Emma shares her journey to RADA, her experience of the course and how her work has been changed by this training.
Take a look at our MA Theatre Lab course page here.
Emma Wilkinson Wright, MA Theatre Lab 2019
I would say today I am an actor, artist, creator, performer, deviser, improviser and theatre practitioner.
Before the MA Theatre Lab, I went off on a very different path. I spent seven years as a management consultant. It was interesting and took me all over the world; I worked with the United Nations and with the World Economic Forum. I spent two or three years living and working in some of the most underdeveloped countries in the world and gained a whole load of amazing life experiences; I have lived and worked in over 20 different countries and speak several languages fluently.
At the age of 32 I started retraining in acting. I was juggling raising three small children, with studying on part-time and evening courses, and also trying to work as much as I could in plays and in films. When my youngest child went to nursery, I felt that I had the chance to go and focus on my training. I was missing breadth, depth and rigor to the training I experienced and there were lots of holes to fill.
The MA Theatre Lab is very demanding both physically and emotionally. It stretches you in ways you might never imagine; it is incredibly comprehensive and very empowering.
This course suits a practitioner who is open, available, willing to change and be challenged. It is for someone able to be at the centre of the creative process while also working in an ensemble environment.
You will go on a journey of self-discovery throughout the course, but also really learn to listen to the people you are working with. You learn that collaboration is about other people, and what they can bring to the table.

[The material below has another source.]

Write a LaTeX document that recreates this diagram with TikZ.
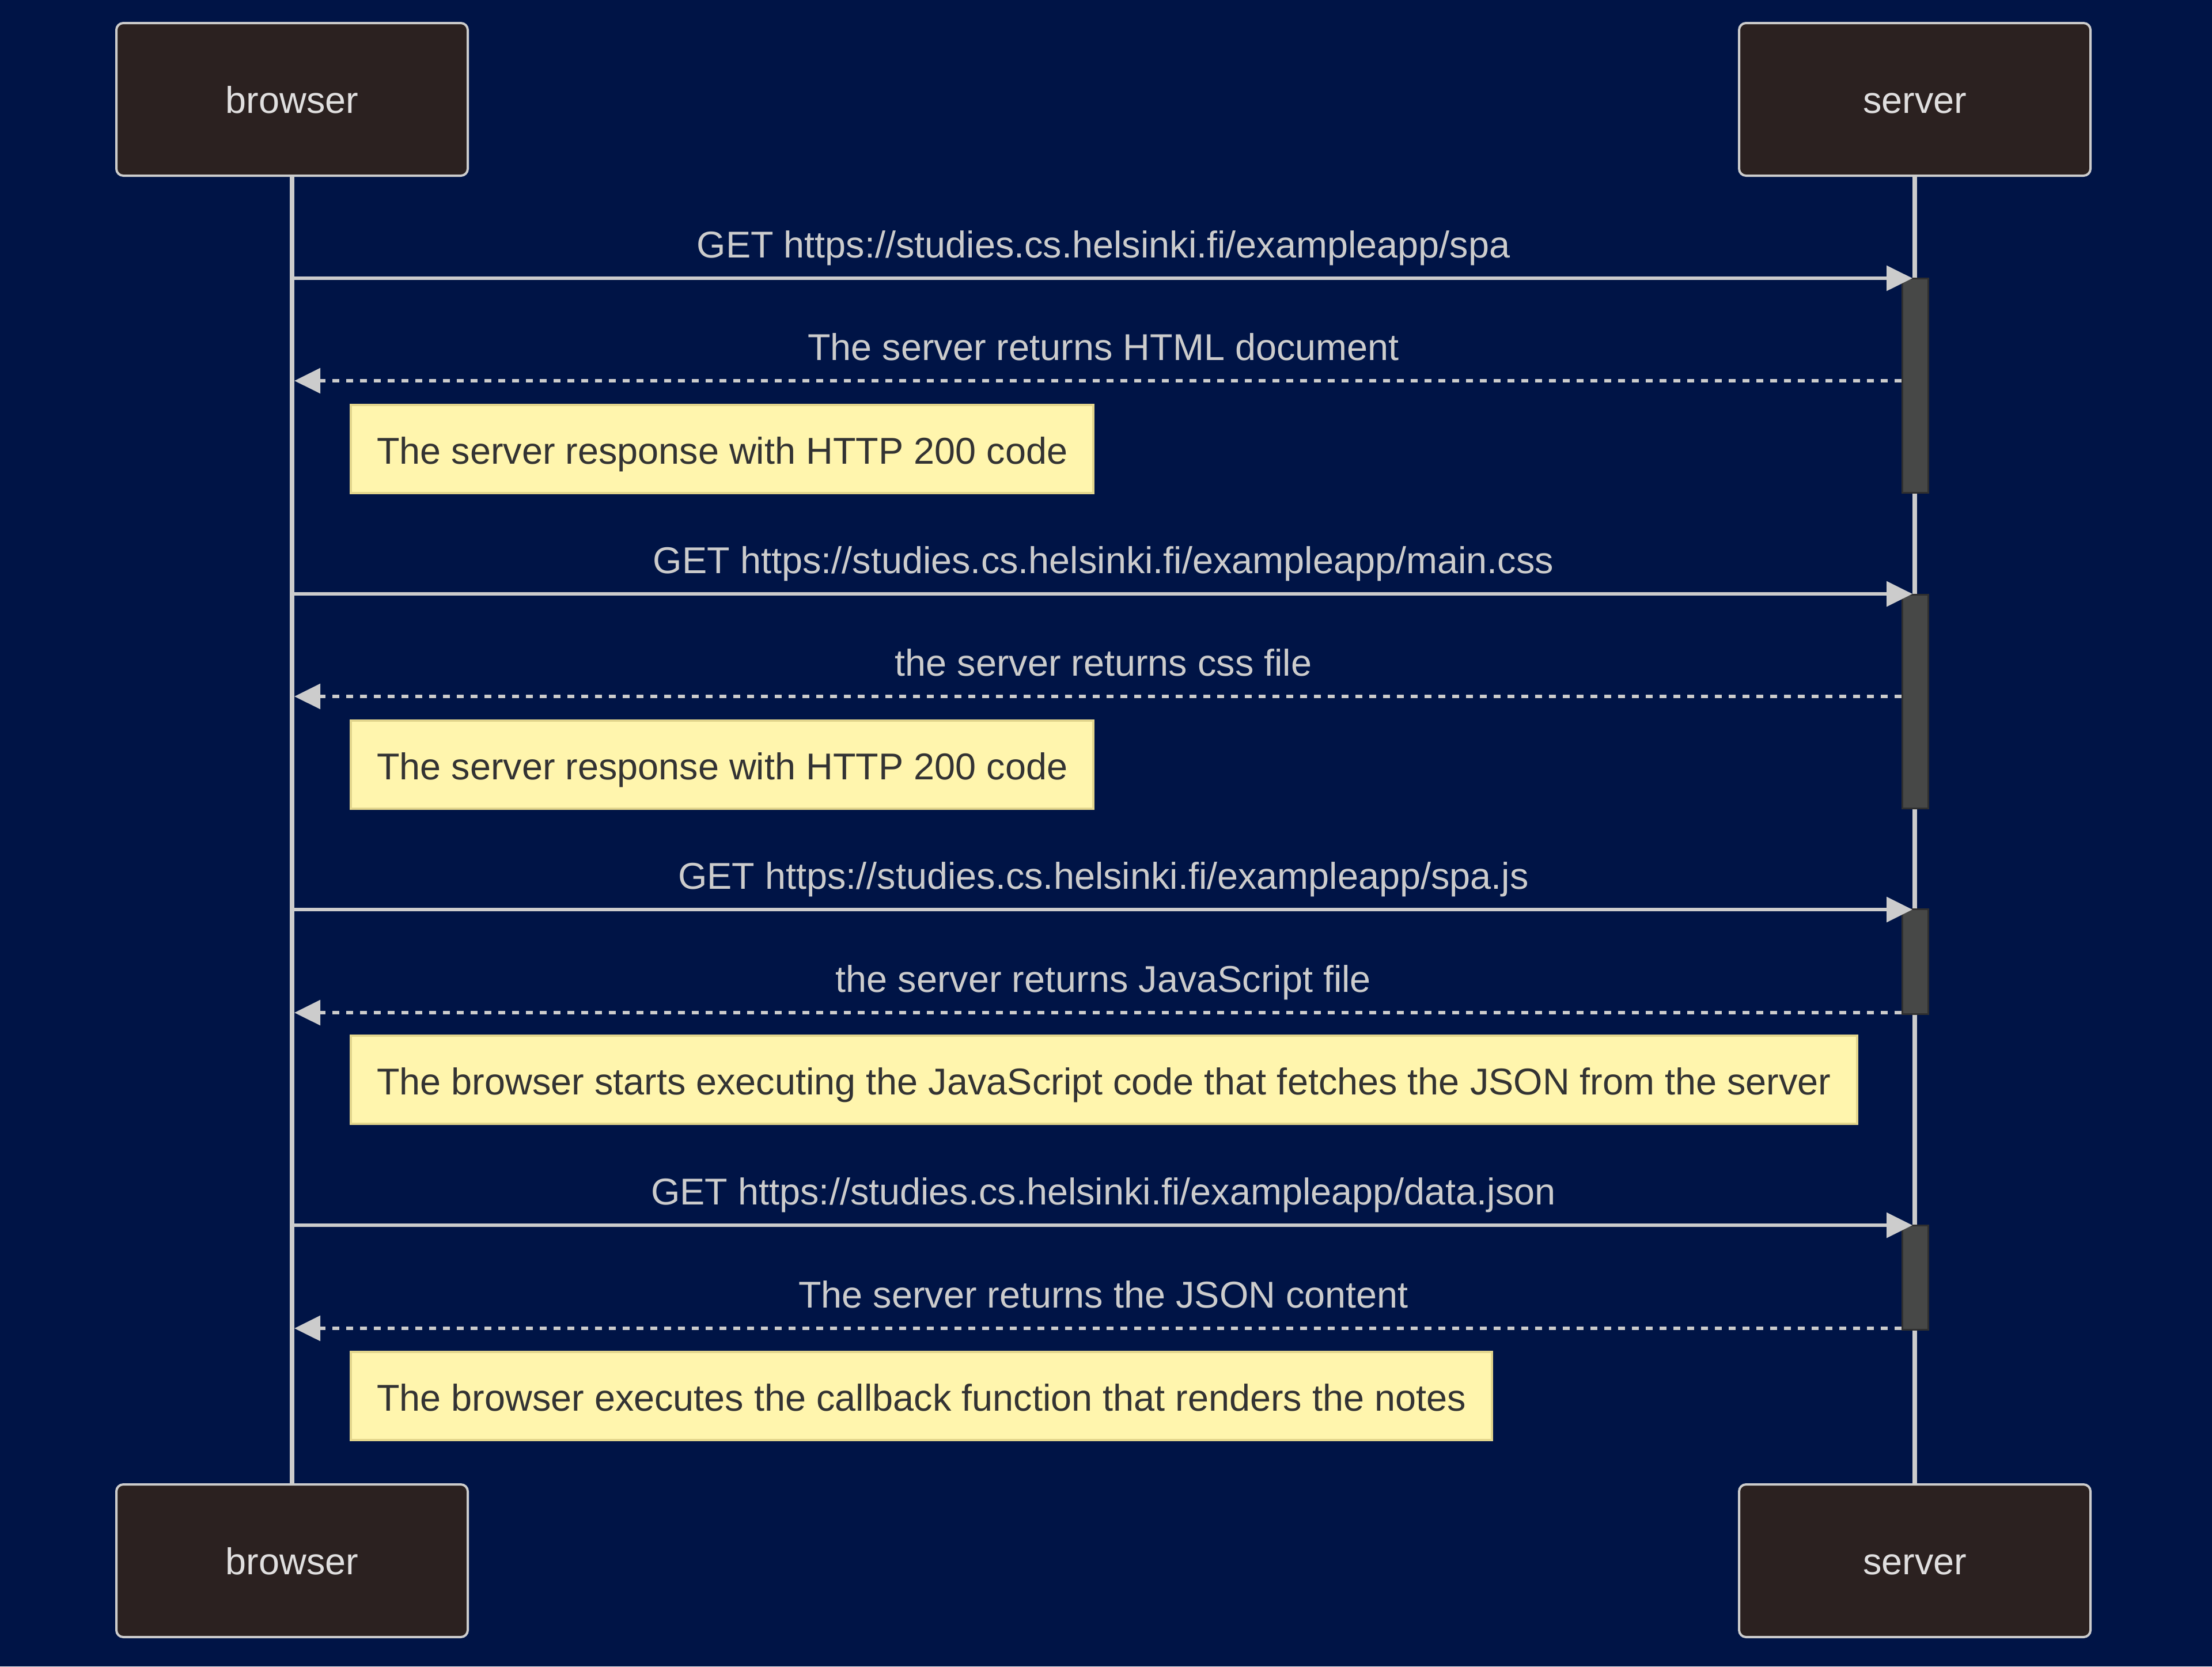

In our cohort we had lovely mixture of people from different disciplines. People who were actors, musical theatre performers, dancers, writers, a director and people who had worked in production. The range of skills was amazing.
Before I did the course, I would have called myself an actor. I was acting in plays, in films. Now I would refer to myself as an actor-artist. You do get that actor training, but also come out with an amazing toolkit that you can draw on to create your own work.
I don't think there's a course like it anywhere in the world, actually.
RADA has been incredibly supportive since I graduated, with rehearsal space, costumes and just being at the end of the phone. It was clear to us at the end of the course that we were always able to come back, and I now feel like I have access to a community of practitioners that I can call on.
The work I am doing now is richer, braver and much more aligned to my voice as an artist and I’m actively taking steps to generate new material and develop new ideas.